Journeys in the Wilderness
Books | Biography & Autobiography / General
John Muir
"John Muir was born at Dunbar, Scotland in 1838, and emigrated to America in 1849, where he is still revered as 'Father of the National Parks' and 'Herald of the Conservation Movement'. A true Renaissance man, Muir was: inventor, mountaineer, explorer, botanist, geologist, nature-writer and environmental campaigner; many would add: Christian-mystic, visionary and wilderness-sage. His writings are the fountain-head from which the American conservation movement erupted, setting the agenda, the ethos and the argument for the creation of a vast National Park system. Muir did more than simply describe the grizzly bears, the giant redwoods and luminous landscapes of California's High Sierra; as the founder of the Sierra Club, his endless campaigns saved them for all posterity.
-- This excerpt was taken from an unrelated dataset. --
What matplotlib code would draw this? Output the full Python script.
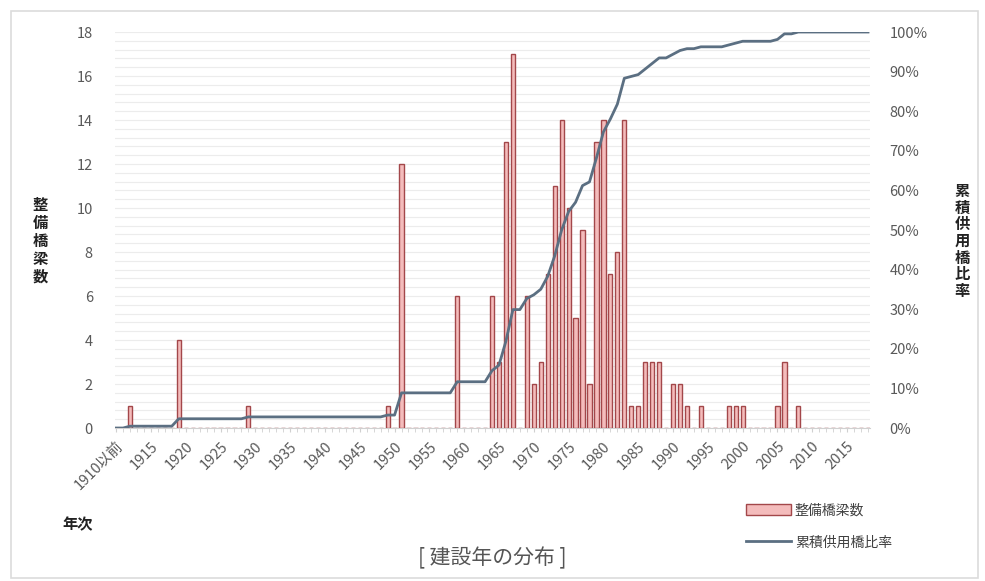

This new selection includes Muir's finest autobiographical books: The Story of My Boyhood and Youth and My First Summer in the Sierra along with the best of his climbing and conservation essays from: The Mountains of California, Our National Parks, The Yosemite and Steep Trails. It offers a rounded portrait of Muir as a giant of American letters; of a visionary, whose passionate defence of 'everything that is Wild', still reverberates through today's environmental movement, inspiring new generations of activists and all who love the natural world."--Publisher's description.